Items listed in a dataset:

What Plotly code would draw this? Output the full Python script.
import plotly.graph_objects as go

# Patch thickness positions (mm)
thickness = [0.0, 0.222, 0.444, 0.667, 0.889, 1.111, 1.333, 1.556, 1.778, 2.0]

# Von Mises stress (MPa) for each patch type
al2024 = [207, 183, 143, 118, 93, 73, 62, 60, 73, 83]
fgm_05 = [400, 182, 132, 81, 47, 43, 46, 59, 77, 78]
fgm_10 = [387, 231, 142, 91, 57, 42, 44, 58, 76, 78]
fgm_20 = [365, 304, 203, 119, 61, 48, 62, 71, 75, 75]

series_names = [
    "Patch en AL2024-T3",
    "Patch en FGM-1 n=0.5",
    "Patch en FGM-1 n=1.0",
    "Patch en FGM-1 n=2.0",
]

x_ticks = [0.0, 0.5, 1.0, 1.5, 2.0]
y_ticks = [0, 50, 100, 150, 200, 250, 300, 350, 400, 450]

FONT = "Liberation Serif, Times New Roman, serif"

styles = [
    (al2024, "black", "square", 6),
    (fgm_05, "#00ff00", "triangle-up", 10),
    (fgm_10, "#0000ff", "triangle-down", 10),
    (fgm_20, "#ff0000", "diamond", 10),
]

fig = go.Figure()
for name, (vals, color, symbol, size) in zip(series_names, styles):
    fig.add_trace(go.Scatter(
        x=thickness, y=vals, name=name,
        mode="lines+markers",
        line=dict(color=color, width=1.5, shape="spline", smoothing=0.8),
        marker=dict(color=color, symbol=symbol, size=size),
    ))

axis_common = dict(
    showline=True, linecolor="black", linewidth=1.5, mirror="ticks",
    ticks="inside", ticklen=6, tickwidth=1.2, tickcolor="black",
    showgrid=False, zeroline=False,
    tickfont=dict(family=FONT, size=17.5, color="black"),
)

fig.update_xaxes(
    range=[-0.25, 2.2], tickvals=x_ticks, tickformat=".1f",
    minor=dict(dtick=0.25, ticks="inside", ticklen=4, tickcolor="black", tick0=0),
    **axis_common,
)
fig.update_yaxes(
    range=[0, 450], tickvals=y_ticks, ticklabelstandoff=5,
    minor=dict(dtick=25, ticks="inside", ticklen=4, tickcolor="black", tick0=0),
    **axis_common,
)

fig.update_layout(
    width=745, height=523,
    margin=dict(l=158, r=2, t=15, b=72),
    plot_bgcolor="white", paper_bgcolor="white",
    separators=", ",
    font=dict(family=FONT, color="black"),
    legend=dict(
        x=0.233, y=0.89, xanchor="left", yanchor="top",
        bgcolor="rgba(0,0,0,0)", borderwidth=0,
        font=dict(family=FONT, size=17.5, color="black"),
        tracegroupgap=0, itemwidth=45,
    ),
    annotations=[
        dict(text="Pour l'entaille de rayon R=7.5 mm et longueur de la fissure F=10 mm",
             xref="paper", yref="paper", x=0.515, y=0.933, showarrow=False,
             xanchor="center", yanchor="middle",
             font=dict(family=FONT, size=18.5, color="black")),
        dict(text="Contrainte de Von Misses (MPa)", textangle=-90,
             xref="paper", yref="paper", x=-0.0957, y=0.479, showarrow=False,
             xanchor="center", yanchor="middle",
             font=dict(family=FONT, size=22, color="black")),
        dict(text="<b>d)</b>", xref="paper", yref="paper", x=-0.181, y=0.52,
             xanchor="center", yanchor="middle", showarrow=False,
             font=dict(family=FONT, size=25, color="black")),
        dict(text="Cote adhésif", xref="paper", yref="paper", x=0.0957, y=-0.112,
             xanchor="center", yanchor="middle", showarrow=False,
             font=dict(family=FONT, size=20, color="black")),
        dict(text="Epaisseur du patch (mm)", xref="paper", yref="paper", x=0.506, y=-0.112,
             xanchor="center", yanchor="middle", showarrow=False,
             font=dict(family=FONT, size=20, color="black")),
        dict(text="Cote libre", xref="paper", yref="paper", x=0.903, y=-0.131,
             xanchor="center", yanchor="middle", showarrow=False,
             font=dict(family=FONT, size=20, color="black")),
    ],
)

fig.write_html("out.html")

==

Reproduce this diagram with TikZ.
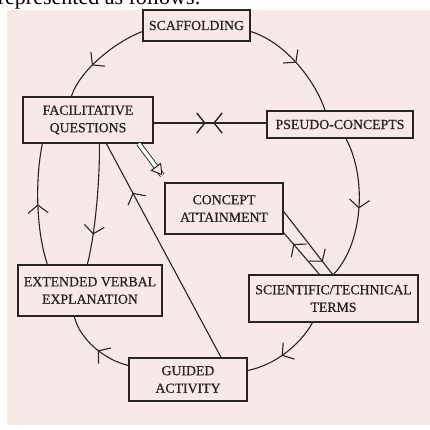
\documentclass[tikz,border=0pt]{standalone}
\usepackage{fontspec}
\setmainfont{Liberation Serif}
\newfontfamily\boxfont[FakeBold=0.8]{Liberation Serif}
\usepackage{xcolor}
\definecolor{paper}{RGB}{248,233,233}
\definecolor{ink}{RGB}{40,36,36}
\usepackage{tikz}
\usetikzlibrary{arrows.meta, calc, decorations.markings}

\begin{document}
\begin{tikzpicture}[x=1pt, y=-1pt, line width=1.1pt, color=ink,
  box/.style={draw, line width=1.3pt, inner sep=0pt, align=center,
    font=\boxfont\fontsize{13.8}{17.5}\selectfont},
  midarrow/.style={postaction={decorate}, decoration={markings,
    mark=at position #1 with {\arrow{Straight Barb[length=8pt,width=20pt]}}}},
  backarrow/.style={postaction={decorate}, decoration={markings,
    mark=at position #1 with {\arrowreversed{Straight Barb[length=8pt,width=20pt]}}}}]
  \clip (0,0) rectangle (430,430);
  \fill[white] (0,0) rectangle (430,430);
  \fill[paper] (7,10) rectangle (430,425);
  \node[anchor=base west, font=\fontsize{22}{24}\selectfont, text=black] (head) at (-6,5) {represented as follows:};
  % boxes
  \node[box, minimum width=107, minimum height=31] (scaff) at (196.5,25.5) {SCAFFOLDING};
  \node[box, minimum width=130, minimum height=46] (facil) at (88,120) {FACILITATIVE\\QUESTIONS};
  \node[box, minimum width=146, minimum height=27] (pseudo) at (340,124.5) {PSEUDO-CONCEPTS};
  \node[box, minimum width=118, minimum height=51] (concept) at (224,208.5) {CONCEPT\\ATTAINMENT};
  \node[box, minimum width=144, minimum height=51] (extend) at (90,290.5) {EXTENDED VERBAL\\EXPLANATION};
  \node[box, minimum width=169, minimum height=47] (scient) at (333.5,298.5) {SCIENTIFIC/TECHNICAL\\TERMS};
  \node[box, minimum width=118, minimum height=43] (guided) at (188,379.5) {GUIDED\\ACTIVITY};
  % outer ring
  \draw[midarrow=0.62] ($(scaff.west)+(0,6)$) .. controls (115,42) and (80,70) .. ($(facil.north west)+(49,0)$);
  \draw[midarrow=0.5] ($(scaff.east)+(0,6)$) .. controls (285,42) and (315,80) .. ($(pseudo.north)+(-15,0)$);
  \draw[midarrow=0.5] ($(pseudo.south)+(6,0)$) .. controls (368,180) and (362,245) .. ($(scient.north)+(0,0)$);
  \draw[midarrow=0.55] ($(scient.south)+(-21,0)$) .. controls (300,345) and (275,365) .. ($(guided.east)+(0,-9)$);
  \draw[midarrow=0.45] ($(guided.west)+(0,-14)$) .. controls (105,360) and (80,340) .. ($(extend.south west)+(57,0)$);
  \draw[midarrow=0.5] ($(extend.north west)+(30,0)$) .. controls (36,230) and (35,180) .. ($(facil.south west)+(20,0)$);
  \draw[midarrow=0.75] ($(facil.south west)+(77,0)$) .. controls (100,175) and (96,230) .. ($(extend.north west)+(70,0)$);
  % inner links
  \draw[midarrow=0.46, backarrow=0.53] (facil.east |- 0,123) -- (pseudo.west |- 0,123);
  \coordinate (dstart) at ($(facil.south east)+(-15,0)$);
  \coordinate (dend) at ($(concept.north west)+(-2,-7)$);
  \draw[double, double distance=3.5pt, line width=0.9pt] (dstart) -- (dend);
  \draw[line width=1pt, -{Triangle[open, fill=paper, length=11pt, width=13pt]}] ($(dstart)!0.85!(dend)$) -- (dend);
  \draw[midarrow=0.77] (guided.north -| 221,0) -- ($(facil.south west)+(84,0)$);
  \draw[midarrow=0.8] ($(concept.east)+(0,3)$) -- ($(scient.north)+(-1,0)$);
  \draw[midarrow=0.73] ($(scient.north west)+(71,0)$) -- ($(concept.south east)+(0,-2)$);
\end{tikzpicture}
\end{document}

* * *

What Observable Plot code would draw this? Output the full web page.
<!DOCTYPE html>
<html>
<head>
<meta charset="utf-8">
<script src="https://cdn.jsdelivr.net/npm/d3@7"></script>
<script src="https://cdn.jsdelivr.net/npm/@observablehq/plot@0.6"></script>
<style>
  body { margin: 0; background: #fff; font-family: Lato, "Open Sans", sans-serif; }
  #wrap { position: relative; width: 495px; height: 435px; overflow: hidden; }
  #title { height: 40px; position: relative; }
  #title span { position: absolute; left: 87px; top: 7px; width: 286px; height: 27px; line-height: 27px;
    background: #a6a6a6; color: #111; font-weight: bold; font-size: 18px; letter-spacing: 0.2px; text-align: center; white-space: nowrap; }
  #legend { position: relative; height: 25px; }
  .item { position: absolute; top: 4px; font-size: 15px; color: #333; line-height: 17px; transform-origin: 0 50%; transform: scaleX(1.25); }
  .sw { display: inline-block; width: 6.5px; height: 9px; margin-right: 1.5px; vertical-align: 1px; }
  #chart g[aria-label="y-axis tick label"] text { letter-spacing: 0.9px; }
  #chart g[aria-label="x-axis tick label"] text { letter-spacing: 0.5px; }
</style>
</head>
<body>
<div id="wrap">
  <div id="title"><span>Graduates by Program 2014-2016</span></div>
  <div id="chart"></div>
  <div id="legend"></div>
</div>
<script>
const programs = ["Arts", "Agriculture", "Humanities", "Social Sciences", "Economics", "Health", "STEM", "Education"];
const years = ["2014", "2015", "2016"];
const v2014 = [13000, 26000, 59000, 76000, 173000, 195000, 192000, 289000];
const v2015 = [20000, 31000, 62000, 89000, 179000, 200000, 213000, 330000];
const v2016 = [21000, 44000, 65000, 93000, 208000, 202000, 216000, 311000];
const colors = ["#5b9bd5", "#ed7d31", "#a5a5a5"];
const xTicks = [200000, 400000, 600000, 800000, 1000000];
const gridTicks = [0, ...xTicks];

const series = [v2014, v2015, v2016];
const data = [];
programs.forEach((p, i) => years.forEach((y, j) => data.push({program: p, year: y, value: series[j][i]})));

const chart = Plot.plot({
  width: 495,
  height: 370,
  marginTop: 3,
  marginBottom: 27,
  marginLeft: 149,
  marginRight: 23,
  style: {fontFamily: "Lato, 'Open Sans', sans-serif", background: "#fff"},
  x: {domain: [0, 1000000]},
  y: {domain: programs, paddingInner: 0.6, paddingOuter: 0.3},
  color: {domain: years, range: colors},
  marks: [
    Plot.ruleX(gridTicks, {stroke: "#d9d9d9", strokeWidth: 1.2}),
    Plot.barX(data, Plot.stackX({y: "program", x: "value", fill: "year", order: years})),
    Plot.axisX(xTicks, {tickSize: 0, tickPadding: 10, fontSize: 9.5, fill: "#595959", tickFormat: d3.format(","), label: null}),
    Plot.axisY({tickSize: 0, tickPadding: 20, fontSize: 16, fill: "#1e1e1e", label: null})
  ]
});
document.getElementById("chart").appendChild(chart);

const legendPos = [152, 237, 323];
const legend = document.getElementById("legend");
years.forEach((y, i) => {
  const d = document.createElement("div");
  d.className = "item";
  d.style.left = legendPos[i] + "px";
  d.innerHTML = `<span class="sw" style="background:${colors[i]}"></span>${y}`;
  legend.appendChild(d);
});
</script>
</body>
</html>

*WORK INSTRUCTIONS*.
Give back, word for word, each line from the one containing "What Plotly code" down to the one containing "Serif, Times New", including those two lines.

*WRITTEN ANSWER*.
What Plotly code would draw this? Output the full Python script.
import plotly.graph_objects as go

# Patch thickness positions (mm)
thickness = [0.0, 0.222, 0.444, 0.667, 0.889, 1.111, 1.333, 1.556, 1.778, 2.0]

# Von Mises stress (MPa) for each patch type
al2024 = [207, 183, 143, 118, 93, 73, 62, 60, 73, 83]
fgm_05 = [400, 182, 132, 81, 47, 43, 46, 59, 77, 78]
fgm_10 = [387, 231, 142, 91, 57, 42, 44, 58, 76, 78]
fgm_20 = [365, 304, 203, 119, 61, 48, 62, 71, 75, 75]

series_names = [
    "Patch en AL2024-T3",
    "Patch en FGM-1 n=0.5",
    "Patch en FGM-1 n=1.0",
    "Patch en FGM-1 n=2.0",
]

x_ticks = [0.0, 0.5, 1.0, 1.5, 2.0]
y_ticks = [0, 50, 100, 150, 200, 250, 300, 350, 400, 450]

FONT = "Liberation Serif, Times New Roman, serif"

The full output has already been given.